Pour ce faire, elle ajoute que des stratégies qui promeuvent la visibilité de la contribution des femmes doivent s’inscrire dans une perspective de genre. « Ni la parité ou l’égalité entre les femmes et les hommes dans les domaines socioculturel et politique ni le principe du quota de 30 %, par exemple, des femmes dans les postes politiques en Haïti ne suffisent pas pour résoudre le problème », tranche la co-auteure de Déjouer le silence. Contre-discours sur les femmes haïtiennes (2018) qui semble opter de préférence pour une « approche intégrée ». Sans chercher à promouvoir la discrimination positive, elle recommande que les femmes doivent participer à la prise de décision dans tous les domaines de la société où elles évoluent. Pour y parvenir, la sociologue suggère un nouveau récit national qui prend à la fois en compte les femmes et les hommes.

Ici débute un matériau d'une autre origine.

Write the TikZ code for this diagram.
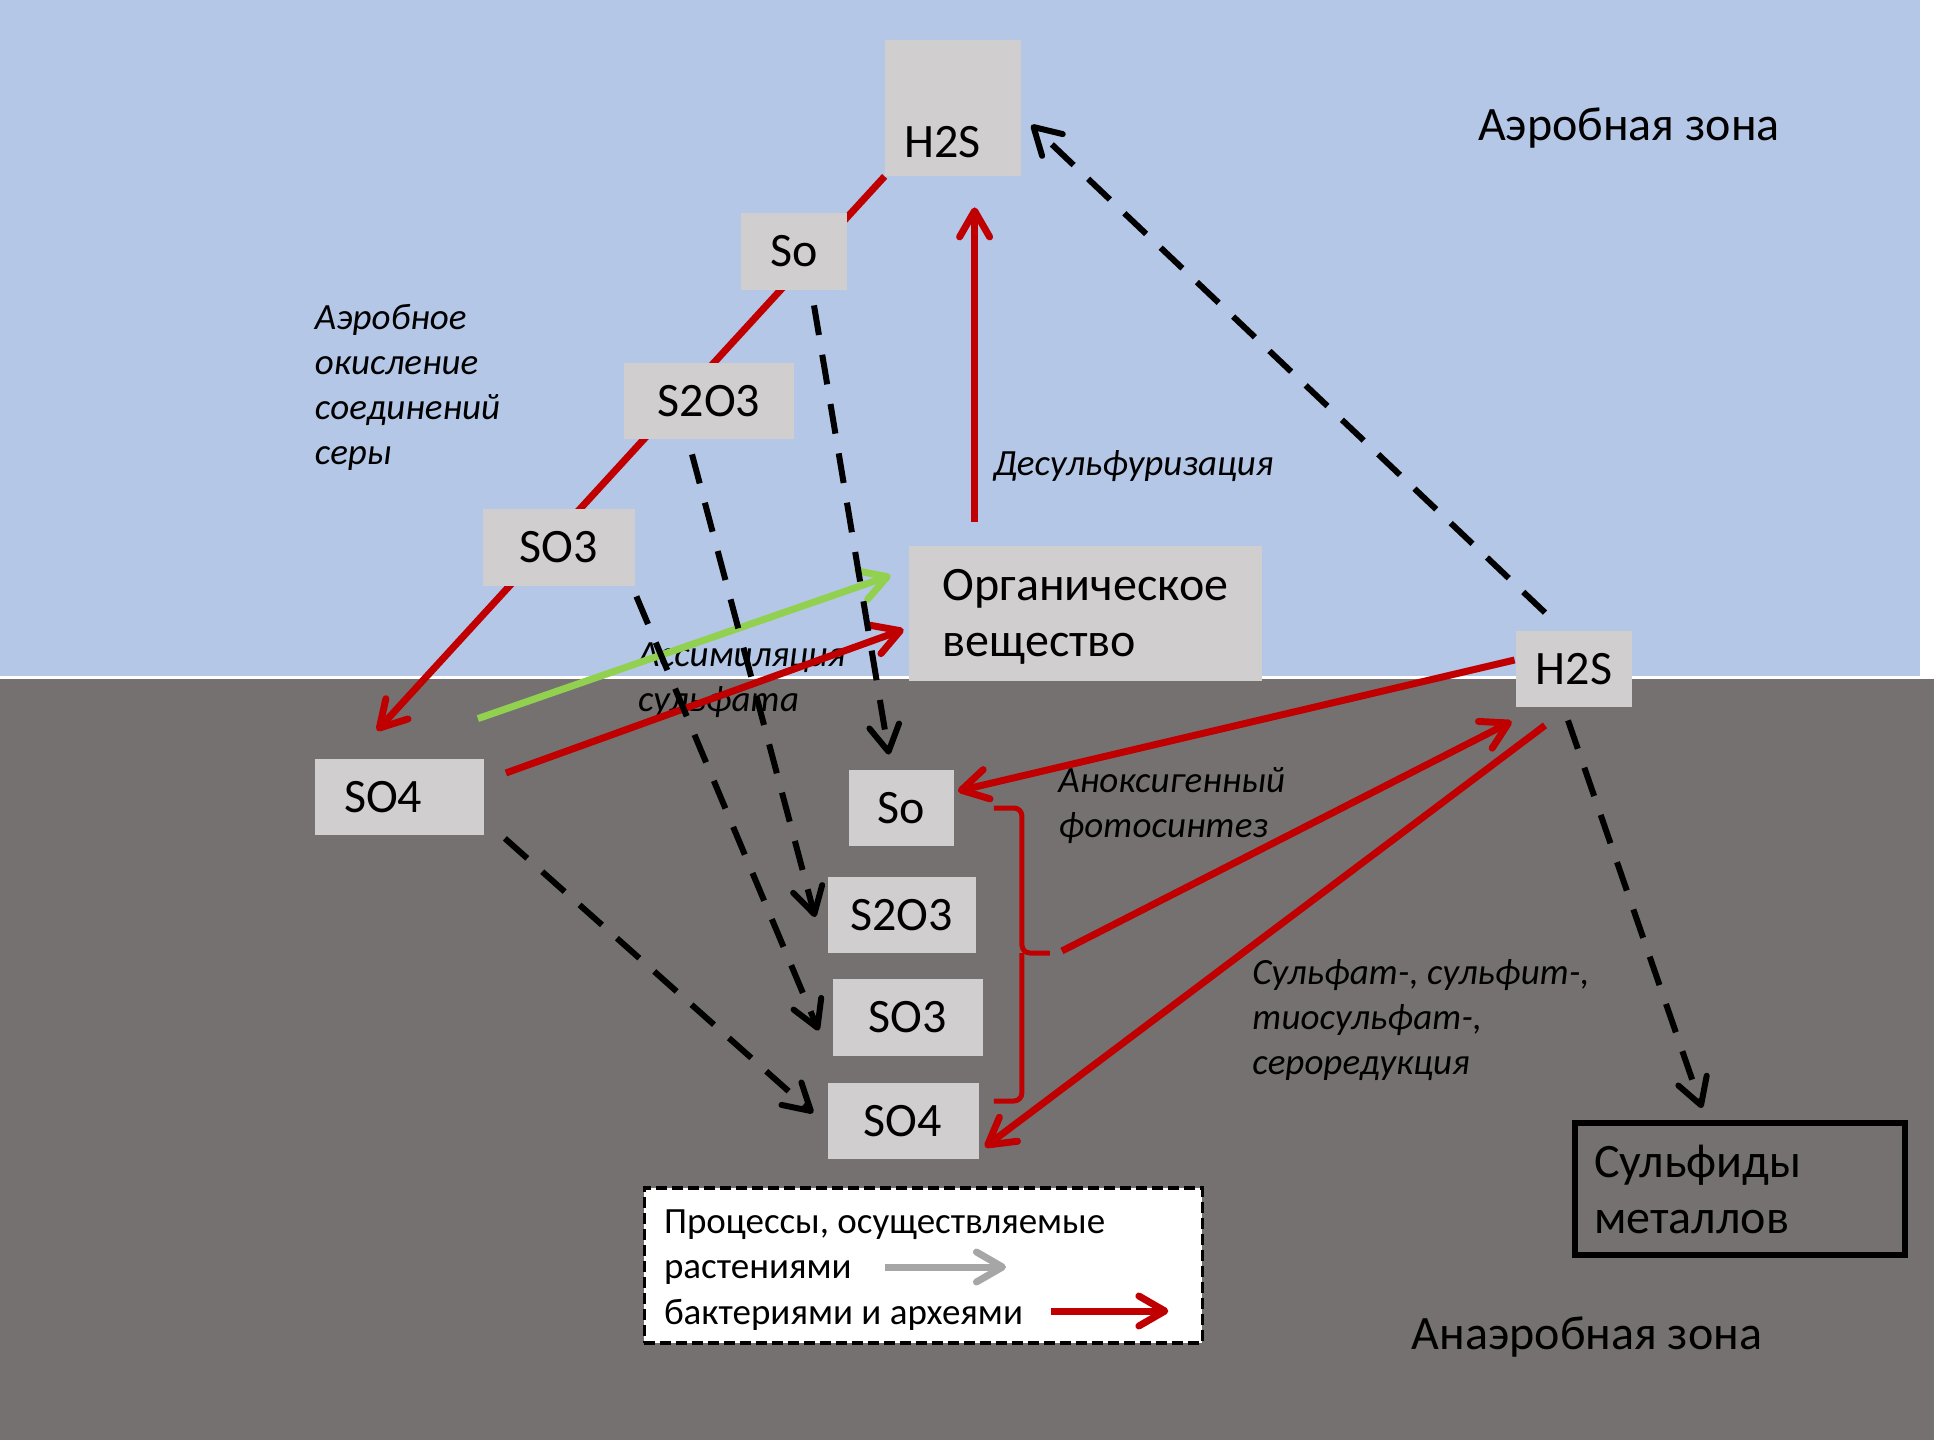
\documentclass[tikz,border=0pt]{standalone}
\usepackage{fontspec}
\setmainfont{Carlito}
\usepackage{tikz}
\usetikzlibrary{arrows.meta,calc,backgrounds}
\definecolor{sky}{HTML}{B4C7E7}
\definecolor{mud}{HTML}{767171}
\definecolor{cell}{HTML}{D0CECE}
\definecolor{bact}{HTML}{C00000}
\definecolor{plant}{HTML}{92D050}
\definecolor{legar}{HTML}{A6A6A6}
\tikzset{
  cellb/.style={fill=cell, inner sep=0pt, font=\fontsize{24}{28}\selectfont},
  zone/.style={inner sep=0pt, font=\fontsize{24}{28}\selectfont},
  lbl/.style={inner sep=0pt, anchor=west, align=left,
              font=\fontsize{18.5}{22.5}\selectfont\itshape},
  lgt/.style={inner sep=0pt, anchor=west, font=\fontsize{18.5}{22.5}\selectfont},
  barb/.style={-{Straight Barb[length=13pt,width=15pt,round]}},
  redar/.style={barb, draw=bact, line width=3.5pt},
  grnar/.style={barb, draw=plant, line width=3.5pt},
  grayar/.style={barb, draw=legar, line width=3.5pt},
  dashar/.style={barb, draw=black, line width=3pt, dash pattern=on 15pt off 10pt},
  brk/.style={draw=bact, line width=2.5pt, rounded corners=4pt},
}
\begin{document}
\begin{tikzpicture}[x=0.5pt, y=-0.5pt]
  \useasboundingbox (0,0) rectangle (1934,1440);

  % --- соединения серы в аэробной зоне ---
  \node[cellb, minimum width=68pt, minimum height=68pt, text width=48.5pt,
        inner xsep=9.75pt, align=left,
        text height=58.5pt, text depth=9.5pt] (h2sTop) at (953,108) {H2S};
  \node[cellb, minimum width=53pt, minimum height=38.5pt] (soT) at (794,251.5) {So};
  \node[cellb, minimum width=85pt, minimum height=38pt] (s2o3T) at (709,401) {S2O3};
  \node[cellb, minimum width=76pt, minimum height=38.5pt] (so3T) at (559,547.5) {SO3};
  \node[cellb, minimum width=176.5pt, minimum height=67.5pt, align=left]
       (org) at (1085.5,613.5) {\rule{0pt}{19pt}Органическое\\вещество};

  % --- анаэробная зона ---
  \node[cellb, minimum width=58pt, minimum height=38pt] (h2sR) at (1574,669) {H2S};
  \node[cellb, minimum width=84.5pt, minimum height=38pt, text width=55pt,
        inner xsep=14.75pt, align=left] (so4L) at (399,797) {SO4};
  \node[cellb, minimum width=52.5pt, minimum height=38pt] (soB) at (901,808) {So};
  \node[cellb, minimum width=74pt, minimum height=38pt] (s2o3B) at (901.5,915) {S2O3};
  \node[cellb, minimum width=75pt, minimum height=38.5pt] (so3B) at (908,1017.5) {SO3};
  \node[cellb, minimum width=75.5pt, minimum height=38pt] (so4B) at (903,1121) {SO4};
  \node[draw=black, line width=3pt, minimum width=165pt, minimum height=66pt,
        text width=146pt, inner xsep=9.5pt, align=left,
        font=\fontsize{24}{28}\selectfont] (metals) at (1740,1189) {Сульфиды\\металлов};

  % --- подписи ---
  \node[zone] (aero) at (1629,128.5) {Аэробная зона};
  \node[zone] (anaero) at (1587,1337) {Анаэробная зона};
  \node[lbl] (oxid) at (314.5,387) {Аэробное\\окисление\\соединений\\серы};
  \node[lbl] (desulf) at (993,466.5) {Десульфуризация};
  \node[lbl] (assim) at (637.7,680.5) {Ассимиляция\\сульфата};
  \node[lbl] (anox) at (1058,806) {Аноксигенный\\фотосинтез};
  \node[lbl] (reduct) at (1252,1019.7) {Сульфат-, сульфит-,\\тиосульфат-,\\сероредукция};

  % --- легенда ---
  \node[draw=black, fill=white, line width=1.75pt, dash pattern=on 5.5pt off 2.5pt,
        minimum width=279pt, minimum height=77.5pt, inner sep=0pt]
       (legend) at (923.3,1265.5) {};
  \node[lgt] (lg1) at (663.6,1225) {Процессы, осуществляемые};
  \node[lgt] (lg2) at (663.6,1272) {растениями};
  \node[lgt] (lg3) at (663.6,1315) {бактериями и археями};
  \draw[grayar] ($(lg2.east)+(33,-5)$) -- ++(121,0);
  \draw[redar] ($(lg3.east)+(28,-4)$) -- ++(117,0);

  % --- фон и цепочка окисления под блоками ---
  \begin{scope}[on background layer]
    \fill[white] (0,0) rectangle (1934,1440);
    \fill[sky] (0,0) rectangle (1920,676);
    \fill[mud] (0,679) rectangle (1934,1440);
    \draw[redar] (h2sTop.south west) -- ($(so4L.north)+(-22,-28)$);
  \end{scope}

  % --- растения и бактерии ---
  \draw[redar] ($(org.north west)+(66,-24)$) -- ($(h2sTop.south west)+(90,31)$);
  \draw[grnar] ($(so4L.north east)+(-6,-40)$) -- ($(org.west)+(-18,-38)$);
  \draw[redar] ($(so4L.east)+(22,-24)$) -- ($(org.west)+(-5,16)$);

  % --- химические переходы ---
  \draw[dashar] ($(soT.south)+(20,15)$) -- ($(soB.north)+(-12,-15)$);
  \draw[dashar] ($(s2o3T.south)+(-17,15)$) -- ($(s2o3B.west)+(-12,2)$);
  \draw[dashar] ($(so3T.south east)+(1,10)$) -- ($(so3B.west)+(-14,13)$);
  \draw[dashar] ($(so4L.south east)+(21,3)$) -- ($(so4B.west)+(-14,-8)$);
  \draw[dashar] ($(h2sR.north)+(-29,-18)$) -- ($(h2sTop.east)+(10,17)$);
  \draw[dashar] ($(h2sR.south)+(-6,13)$) -- ($(metals.north)+(-38,-12)$);

  % --- скобка So..SO4 ---
  \coordinate (brTop) at ($(soB.east)+(40,0)$);
  \coordinate (brBot) at ($(so4B.east)+(15,-20)$);
  \coordinate (brTip) at ($(brTop)+(56,145)$);
  \coordinate (brMid) at ($(brTip)+(-28,0)$);
  \draw[brk] (brTop) -| (brMid) -- (brTip);
  \draw[brk] (brBot) -| (brMid);

  % --- фотосинтез и восстановление ---
  \draw[redar] ($(h2sR.west)+(-1,-9)$) -- ($(soB.east)+(4,-17)$);
  \draw[redar] ($(brTip)+(12,-2)$) -- ($(h2sR.south west)+(-4,14)$);
  \draw[redar] ($(h2sR.south)+(-29,18)$) -- ($(so4B.east)+(6,26)$);
\end{tikzpicture}
\end{document}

Un cours sur le binôme patrimoine et genre bientôt à l’UEH ?

Les problèmes liés au genre en Haïti ne vont pas être seulement abordés au stade de conférences-débats occasionnellement organisées dans l’espace universitaire haïtien. Selon l’enseignant-chercheur Jean Rony Gustave, coordonnateur du programme de Maîtrise en Histoire, Mémoire et Patrimoine de l’IERAH/ISERSS de l’UEH, un cours intitulé "Matrimoine et genre en Haïti" sera dispensé, sous peu et pour la première fois, par la professeure Sabine Lamour au niveau dudit programme. « L’objectif de ce cours, explique M. Gustave, sera de valoriser et de pérenniser les travaux des femmes haïtiennes dans les métiers du patrimoine culturel. »

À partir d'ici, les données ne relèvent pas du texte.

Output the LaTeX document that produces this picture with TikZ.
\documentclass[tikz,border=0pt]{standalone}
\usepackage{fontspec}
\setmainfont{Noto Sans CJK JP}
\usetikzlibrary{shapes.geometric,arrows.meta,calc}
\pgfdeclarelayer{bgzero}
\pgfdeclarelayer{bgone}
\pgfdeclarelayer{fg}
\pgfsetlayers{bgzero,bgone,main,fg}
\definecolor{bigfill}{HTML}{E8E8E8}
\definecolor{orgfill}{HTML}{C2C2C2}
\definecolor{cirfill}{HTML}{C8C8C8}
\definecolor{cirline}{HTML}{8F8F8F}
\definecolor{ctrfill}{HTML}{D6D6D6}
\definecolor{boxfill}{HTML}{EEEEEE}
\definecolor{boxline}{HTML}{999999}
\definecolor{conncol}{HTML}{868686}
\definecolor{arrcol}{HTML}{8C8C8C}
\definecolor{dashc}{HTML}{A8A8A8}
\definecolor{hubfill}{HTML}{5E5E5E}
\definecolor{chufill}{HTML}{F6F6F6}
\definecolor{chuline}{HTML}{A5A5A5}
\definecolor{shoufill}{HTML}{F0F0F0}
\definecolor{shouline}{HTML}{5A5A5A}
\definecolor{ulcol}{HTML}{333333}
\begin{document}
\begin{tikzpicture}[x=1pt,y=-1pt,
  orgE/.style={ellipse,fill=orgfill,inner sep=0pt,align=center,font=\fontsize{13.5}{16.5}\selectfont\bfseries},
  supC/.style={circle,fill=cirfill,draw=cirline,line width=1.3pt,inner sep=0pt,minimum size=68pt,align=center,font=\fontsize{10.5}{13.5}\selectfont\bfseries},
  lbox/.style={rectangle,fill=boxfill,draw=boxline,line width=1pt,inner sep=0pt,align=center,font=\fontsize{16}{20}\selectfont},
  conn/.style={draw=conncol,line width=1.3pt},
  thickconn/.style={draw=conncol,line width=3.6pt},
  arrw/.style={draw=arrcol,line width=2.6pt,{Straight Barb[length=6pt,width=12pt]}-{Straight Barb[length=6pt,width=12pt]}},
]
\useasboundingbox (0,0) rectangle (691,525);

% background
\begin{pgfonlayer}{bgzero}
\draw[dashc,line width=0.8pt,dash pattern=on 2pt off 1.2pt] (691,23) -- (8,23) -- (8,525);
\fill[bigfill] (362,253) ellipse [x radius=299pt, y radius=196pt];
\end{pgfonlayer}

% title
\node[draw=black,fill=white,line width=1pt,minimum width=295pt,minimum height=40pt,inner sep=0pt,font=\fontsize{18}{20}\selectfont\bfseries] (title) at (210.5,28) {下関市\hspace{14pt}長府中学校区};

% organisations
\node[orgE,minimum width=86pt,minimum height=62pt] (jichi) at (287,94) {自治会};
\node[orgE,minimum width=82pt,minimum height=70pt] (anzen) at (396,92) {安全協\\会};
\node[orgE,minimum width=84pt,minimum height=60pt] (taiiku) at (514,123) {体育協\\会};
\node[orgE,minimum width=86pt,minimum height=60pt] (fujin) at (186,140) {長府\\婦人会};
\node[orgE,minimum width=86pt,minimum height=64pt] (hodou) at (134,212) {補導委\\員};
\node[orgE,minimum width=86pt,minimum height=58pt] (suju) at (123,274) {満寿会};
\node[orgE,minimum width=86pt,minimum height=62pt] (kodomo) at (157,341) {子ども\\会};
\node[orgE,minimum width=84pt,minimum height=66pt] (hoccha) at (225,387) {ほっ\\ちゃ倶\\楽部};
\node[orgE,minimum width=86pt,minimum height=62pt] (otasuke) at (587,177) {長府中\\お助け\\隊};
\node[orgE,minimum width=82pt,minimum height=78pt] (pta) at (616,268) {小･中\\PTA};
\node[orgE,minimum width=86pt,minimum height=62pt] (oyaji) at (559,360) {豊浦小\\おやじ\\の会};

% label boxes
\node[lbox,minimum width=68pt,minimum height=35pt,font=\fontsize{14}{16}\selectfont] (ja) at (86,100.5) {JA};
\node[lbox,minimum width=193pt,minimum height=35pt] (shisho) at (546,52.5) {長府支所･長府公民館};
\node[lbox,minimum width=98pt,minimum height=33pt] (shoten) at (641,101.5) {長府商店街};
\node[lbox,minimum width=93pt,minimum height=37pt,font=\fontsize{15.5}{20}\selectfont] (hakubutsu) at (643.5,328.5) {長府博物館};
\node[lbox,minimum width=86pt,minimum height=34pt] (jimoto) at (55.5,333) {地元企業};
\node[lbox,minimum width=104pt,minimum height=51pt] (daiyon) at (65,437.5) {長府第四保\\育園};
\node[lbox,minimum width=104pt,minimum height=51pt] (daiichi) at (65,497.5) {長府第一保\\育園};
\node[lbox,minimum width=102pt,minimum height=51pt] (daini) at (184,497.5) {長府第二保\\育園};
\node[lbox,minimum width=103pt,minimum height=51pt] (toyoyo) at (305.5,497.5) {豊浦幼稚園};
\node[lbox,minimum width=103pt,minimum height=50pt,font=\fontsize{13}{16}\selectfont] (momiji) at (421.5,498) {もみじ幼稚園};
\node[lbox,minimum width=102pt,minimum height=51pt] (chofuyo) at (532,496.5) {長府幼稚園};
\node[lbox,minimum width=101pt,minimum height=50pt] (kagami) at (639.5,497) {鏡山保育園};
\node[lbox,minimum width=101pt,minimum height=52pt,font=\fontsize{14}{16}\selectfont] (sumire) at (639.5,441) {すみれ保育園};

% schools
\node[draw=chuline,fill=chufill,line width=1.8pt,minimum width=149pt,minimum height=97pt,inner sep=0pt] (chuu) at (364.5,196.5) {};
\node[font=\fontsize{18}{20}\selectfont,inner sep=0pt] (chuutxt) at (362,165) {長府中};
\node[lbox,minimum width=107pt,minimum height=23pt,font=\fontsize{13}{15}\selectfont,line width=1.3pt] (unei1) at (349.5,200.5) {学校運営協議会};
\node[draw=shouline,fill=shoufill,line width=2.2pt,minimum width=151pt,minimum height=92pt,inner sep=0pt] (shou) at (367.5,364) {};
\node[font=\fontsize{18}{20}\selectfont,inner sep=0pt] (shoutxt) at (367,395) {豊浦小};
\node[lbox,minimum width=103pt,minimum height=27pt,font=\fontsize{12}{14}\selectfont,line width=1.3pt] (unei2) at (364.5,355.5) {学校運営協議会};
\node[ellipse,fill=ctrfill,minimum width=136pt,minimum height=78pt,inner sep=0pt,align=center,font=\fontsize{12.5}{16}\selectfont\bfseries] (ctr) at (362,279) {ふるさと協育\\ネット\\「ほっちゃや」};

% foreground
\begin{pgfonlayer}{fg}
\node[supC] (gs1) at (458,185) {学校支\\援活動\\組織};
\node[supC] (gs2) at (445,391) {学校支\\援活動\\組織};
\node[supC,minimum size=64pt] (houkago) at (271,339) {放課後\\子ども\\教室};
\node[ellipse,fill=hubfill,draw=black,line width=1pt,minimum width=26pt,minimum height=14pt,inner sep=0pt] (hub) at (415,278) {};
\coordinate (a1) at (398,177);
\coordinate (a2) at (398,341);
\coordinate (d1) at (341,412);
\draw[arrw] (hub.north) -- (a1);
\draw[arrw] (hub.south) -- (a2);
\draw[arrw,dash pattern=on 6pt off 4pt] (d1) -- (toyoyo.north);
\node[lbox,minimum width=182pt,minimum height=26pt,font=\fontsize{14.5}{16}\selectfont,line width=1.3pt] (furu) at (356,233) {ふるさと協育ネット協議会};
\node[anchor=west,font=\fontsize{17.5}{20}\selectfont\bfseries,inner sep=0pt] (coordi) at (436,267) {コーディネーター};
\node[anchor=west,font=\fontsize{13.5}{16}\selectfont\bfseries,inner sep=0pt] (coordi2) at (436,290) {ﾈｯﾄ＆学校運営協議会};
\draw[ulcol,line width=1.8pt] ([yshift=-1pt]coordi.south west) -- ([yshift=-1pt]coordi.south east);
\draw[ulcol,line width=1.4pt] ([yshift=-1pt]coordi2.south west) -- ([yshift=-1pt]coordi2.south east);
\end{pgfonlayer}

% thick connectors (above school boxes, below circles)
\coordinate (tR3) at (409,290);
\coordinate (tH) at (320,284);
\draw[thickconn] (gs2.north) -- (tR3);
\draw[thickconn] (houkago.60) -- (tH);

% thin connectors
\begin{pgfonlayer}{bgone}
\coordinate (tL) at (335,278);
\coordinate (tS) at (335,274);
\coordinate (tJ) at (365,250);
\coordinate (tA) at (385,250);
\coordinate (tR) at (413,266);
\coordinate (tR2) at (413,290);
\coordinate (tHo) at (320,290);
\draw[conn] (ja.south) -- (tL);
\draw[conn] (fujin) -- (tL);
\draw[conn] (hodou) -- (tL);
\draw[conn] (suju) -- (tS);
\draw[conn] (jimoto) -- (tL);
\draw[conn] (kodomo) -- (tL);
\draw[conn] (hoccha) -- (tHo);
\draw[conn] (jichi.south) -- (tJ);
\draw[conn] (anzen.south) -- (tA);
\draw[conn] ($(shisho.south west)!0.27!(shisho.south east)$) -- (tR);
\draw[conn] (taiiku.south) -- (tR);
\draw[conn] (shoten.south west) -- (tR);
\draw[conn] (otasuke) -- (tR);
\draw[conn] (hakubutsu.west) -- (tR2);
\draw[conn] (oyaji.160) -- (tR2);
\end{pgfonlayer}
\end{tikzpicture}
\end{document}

Créé en janvier 2011 et coordonné par Jean Rony Gustave, docteur en ethnologie et patrimoine, le CEPAT-H est un centre de recherche en patrimoine et tourisme qui offre un espace de réflexion intra et interdisciplinaire portant sur les aspects patrimoniaux et touristiques liés aux enjeux de la mondialisation. Ses axes de recherche sont articulés autour de grands domaines suivants : patrimoine, tourisme et communautés locales en Haïti, patrimonialisation et mémoire de l’esclavage en Haïti, savoirs locaux, tourisme et développement local en Haïti.